Rechter maakt brandhout van inmenging in Moslimexecutieve door Van Quickenborne

Vincent Van Quickenborne (Open VLD) op 21 april 2022.
Vincent Van Quickenborne (Open VLD) op 21 april 2022. © Belga

Minister van Justitie Vincent Van Quickenborne gaat in beroep tegen de veroordeling voor inmenging in de Moslimexecutieve. Hij wil naar eigen zeggen ‘klare taal blijven spreken’.

De Belgische staat, in de persoon van minister van Justitie Vincent Van Quickenborne, is door de Brusselse rechtbank van eerste aanleg veroordeeld omdat ze zich op een illegale wijze heeft gemengd in de activiteiten van de Moslimexecutieve. Van Quickenborne had in 2020 aangestuurd op het ontslag van de toenmalige voorzitter van de Executieve, Salah Echallaoui, door hem ervan te beschuldigen een spion van de Marokkaanse overheid te zijn.

De minister van Justitie had begin september 2020 opgeroepen om alle organen van de Moslimexecutieve te vervangen en baseerde zich daarvoor op een advies van de Staatsveiligheid.

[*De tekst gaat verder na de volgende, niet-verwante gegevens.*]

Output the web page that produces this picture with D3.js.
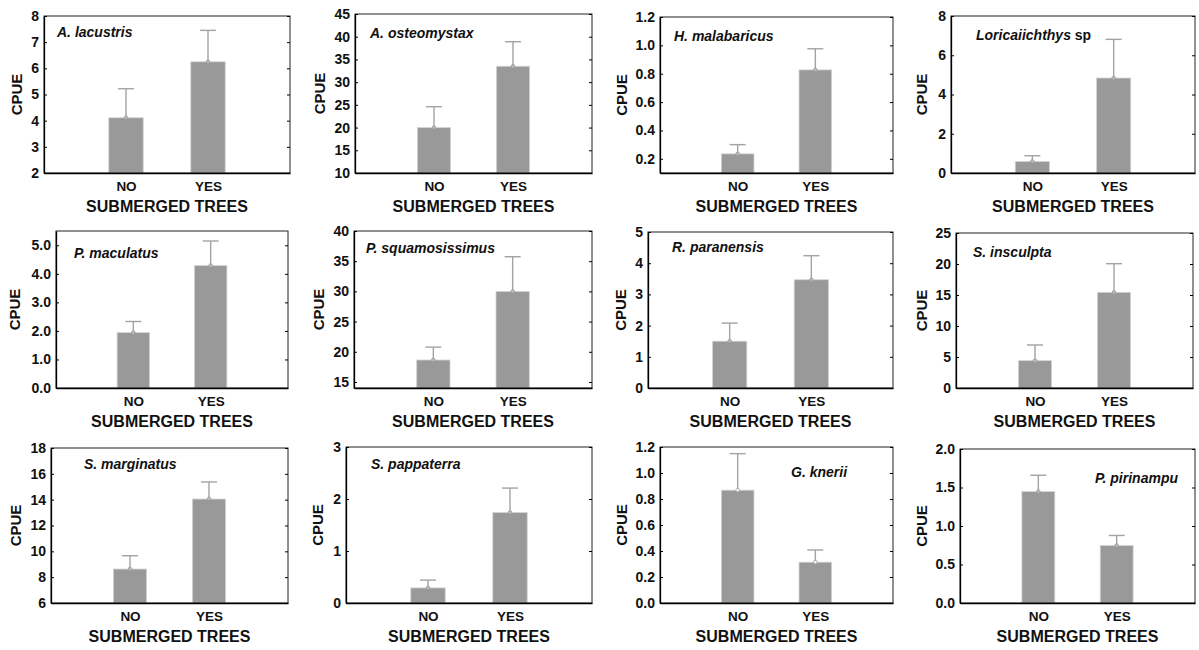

Die zag tekenen van Marokkaanse inmenging in de Grote Moskee van Brussel en sprak over drie agenten van de Marokkaanse inlichtingendiensten die in de Moskee waren geïnfiltreerd.

De toenmalige voorzitter van de Executieve, Salah Echallaoui, nam daarop ontslag op 20 december 2020, maar betwistte wel met klem dat hij op enige manier samenwerkte met buitenlandse inlichtingendiensten.

In mei 2021 stapte de man uiteindelijk naar de Brusselse rechtbank van eerste aanleg en die heeft op 1 september een vonnis geveld, dat Echallaoui in het gelijk stelt.

Beroep

Volgens de krant Le Soir stelt de rechtbank in haar vonnis dat, zolang de Staatsveiligheid geen duidelijkheid geeft over de bron of afkomst van haar informatie, die informatie niet kan beschouwd worden als iets anders dan anonieme inlichtingen die geen enkele bewijswaarde hebben.

De uitspraken van de minister van Justitie over Salah Echallaoui, en zijn beslissing om de concessie van de Grote Moskee afhankelijk te maken van Echallaoui’s ontslag, zijn volgens de rechtbank dan weer een juridisch ongegronde en disproportionele inbreuk op diens vrijheid van religie en vereniging.

‘We zullen hoger beroep instellen tegen het vonnis’, laat het kabinet-Van Quickenborne weten in een reactie. ‘De minister heeft van meet af aan de problemen met en bij de moslimexecutieve duidelijk benoemd en uitgesproken. Over het administratief wanbeheer, over de buitenlandse inmenging. In het belang van de moslimgemeenschap in ons land zullen we die klare taal blijven spreken en het gekonkel en geknoei aanpakken.’